Yanukovych as the country’s leader, though no officials have explicitly
said so, even though they have denounced the new interim leaders as
radicals riding to power in an armed fascist coup.
In
the absence of a clear statement of Russia’s intent, the perception of
its strategy has been shaped by rumors, by strident coverage on state
news media and by statements of Russian lawmakers vowing solidarity with
Ukraine’s ethnic Russians and questioning whether Crimea, which the
Soviet Union ceded to Ukraine in 1954, should rightfully be Russia’s.
Three
high-profile members of Russia’s lower house of Parliament arrived in
Crimea on Thursday, visiting the city that is home to Russia’s Black Sea
Fleet. “I arrived in Sevastopol to support residents of Crimea,”

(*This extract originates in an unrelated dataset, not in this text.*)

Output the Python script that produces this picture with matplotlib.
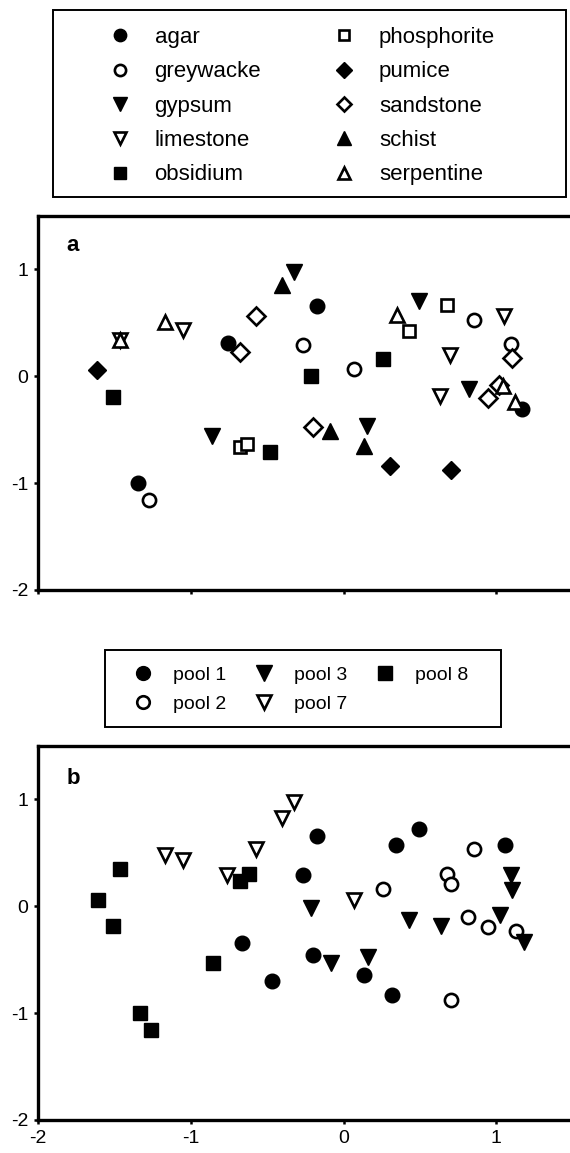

Nikolai Valuev, a former boxing champion who was elected to the
Parliament in 2011, wrote on Twitter. “Friends, Russia is with you.”
He
was joined by the first woman in space, Valentina Tereshkova, and a
former Olympic figure skater, Irina Rodnina, who carried the Olympic
torch on its final leg at the opening ceremony of the Winter Games in
Sochi (and was mired in a controversy over her recent posting of a
doctored and racist photograph of President Obama and his wife,
Michelle), RIA Novosti reported.
Mr.
Valuev, an unmistakable presence at 7 feet 1 inch tall, described the
visit as a fact-finding mission “to personally interact with the
residents to know the situation from the inside.” Like many officials in
Russia, he said the crisis in Ukraine, or at least the foreign news
media reporting on it, was clouded by Western propaganda. “There is an
information war,” he wrote on Twitter.
The
military exercise that began in earnest on Thursday added an ominous
element of volatility. Aleksandr Golts, an independent military analyst
in Moscow, said that the exercise could theoretically — and he
emphasized the word theoretically — disguise a more general mobilization
of Russia’s military in case a conflict erupted over Ukraine.
“In
my view it’s very bad, even if there are no plans to use the military,
that maneuvers are being held with the goal of testing the nerves of
others,” he said.
To
critics, especially in Ukraine, the Kremlin’s hand is seen in many of
the most disturbing turns in the unfolding situation, including the
visits by Russian lawmakers; reports of handing out Russian passports to
Crimea’s citizens, as happened in Georgia’s breakaway regions of South
Ossetia and Abkhazia; and the mysterious seizure of the Parliament
building in Crimea. They see the downward spiraling of events as
evidence that Mr. Putin intends to splinter the country and retake
Crimea as Russian territory.
“We’re not interfering,” Mr. Peskov, the president’s spokesman, said on Thursday. “We’re standing on this position.”